One of the men who was laying with calm resignation on a cot in the hospital said to John, "I'm waiting on God." I'm continually amazed at how poor Haitians, those who we would say have gotten the short end of the earthly stick, at least from a material perspective, those who might have less reason to believe in God, believe with such peaceful strength.
If we could give a good answer to "life's most urgent and persistent question" posed by Dr. Martin Luther King Jr., we could help validate this faith.
"What are you doing for others?"
Pictured above, the crowded port at Pestel.

Thursday, January 12, 2012

Remember and Honor by Serving

I heard on the radio this morning that Michel Martelly, president of Haiti, has made today, January 12, the second anniversary of the earthquake, a holiday.
Also today, my husband John is making his way from Les Cayes to Pestel, a remote town on the north coast of Haiti's southern peninsula.

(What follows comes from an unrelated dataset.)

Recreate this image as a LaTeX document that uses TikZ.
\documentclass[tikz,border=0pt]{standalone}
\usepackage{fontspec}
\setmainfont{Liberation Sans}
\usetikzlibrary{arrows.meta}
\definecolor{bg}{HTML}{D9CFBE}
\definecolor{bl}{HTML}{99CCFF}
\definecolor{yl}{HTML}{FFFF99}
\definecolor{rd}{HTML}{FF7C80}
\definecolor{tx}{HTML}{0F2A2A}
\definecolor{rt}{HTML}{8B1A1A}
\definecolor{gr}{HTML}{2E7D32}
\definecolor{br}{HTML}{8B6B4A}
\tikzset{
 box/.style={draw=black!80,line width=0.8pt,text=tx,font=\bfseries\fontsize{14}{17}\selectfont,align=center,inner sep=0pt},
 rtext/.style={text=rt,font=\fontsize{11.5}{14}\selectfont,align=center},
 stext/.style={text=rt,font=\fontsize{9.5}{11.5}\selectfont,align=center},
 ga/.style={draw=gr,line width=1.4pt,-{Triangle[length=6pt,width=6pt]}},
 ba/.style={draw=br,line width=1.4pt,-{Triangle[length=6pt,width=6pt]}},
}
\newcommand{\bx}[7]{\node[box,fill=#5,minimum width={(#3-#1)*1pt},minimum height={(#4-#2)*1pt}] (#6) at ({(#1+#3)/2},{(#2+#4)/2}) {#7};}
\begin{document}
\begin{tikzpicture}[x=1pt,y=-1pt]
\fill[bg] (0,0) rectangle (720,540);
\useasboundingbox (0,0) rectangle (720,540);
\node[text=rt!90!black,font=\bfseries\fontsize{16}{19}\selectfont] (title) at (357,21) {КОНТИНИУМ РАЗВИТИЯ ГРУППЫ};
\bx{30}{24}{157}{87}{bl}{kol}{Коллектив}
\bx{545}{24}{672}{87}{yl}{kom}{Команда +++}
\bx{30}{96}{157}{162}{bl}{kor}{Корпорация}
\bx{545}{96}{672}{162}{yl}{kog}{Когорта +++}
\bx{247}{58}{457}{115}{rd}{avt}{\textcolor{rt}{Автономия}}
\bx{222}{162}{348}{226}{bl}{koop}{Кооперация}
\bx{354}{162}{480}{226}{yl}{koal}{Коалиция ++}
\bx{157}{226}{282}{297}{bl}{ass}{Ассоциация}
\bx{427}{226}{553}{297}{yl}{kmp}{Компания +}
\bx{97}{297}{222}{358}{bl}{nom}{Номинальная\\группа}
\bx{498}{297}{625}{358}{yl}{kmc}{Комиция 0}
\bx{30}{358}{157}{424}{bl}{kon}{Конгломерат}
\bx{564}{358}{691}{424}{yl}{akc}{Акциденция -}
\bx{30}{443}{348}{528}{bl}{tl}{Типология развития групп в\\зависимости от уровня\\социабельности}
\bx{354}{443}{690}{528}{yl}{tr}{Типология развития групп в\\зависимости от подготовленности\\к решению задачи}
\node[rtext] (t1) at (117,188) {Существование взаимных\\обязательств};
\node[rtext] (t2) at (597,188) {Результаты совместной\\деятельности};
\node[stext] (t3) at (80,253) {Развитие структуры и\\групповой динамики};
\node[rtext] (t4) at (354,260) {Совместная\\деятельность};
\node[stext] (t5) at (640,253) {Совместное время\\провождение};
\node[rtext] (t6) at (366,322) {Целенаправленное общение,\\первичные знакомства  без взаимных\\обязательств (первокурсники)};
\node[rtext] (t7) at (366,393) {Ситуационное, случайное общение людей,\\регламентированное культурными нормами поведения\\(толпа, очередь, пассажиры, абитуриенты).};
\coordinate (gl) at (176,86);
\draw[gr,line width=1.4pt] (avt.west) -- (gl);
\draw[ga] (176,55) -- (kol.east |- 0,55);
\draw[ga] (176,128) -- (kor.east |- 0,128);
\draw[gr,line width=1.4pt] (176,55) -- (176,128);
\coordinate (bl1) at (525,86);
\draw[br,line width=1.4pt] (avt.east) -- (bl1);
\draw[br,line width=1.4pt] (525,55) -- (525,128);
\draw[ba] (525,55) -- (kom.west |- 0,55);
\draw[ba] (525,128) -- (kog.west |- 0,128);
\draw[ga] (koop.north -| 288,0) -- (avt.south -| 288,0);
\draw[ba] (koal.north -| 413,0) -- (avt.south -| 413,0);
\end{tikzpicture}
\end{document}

Cholera is hitting the Pestel area hard, including in the difficult to reach mountains surrounding the town. A recent report stated that 55 people have recently died of cholera in this area and that there may be more than 300 cases. Because of the difficulties of data collection in Haiti, the numbers are probably underreported.
John will work with cholera patients. He is also going to gather information for public health officials working in the U.S. and Haiti who are trying to limit the deadliness of the cholera epidemic.
Perhaps the best way to commemorate the lives of those who died in the earthquake is to try to help save the lives of those who are suffering from this new disaster.
Pictured above, John working at a Cholera Treatment Center in 2011.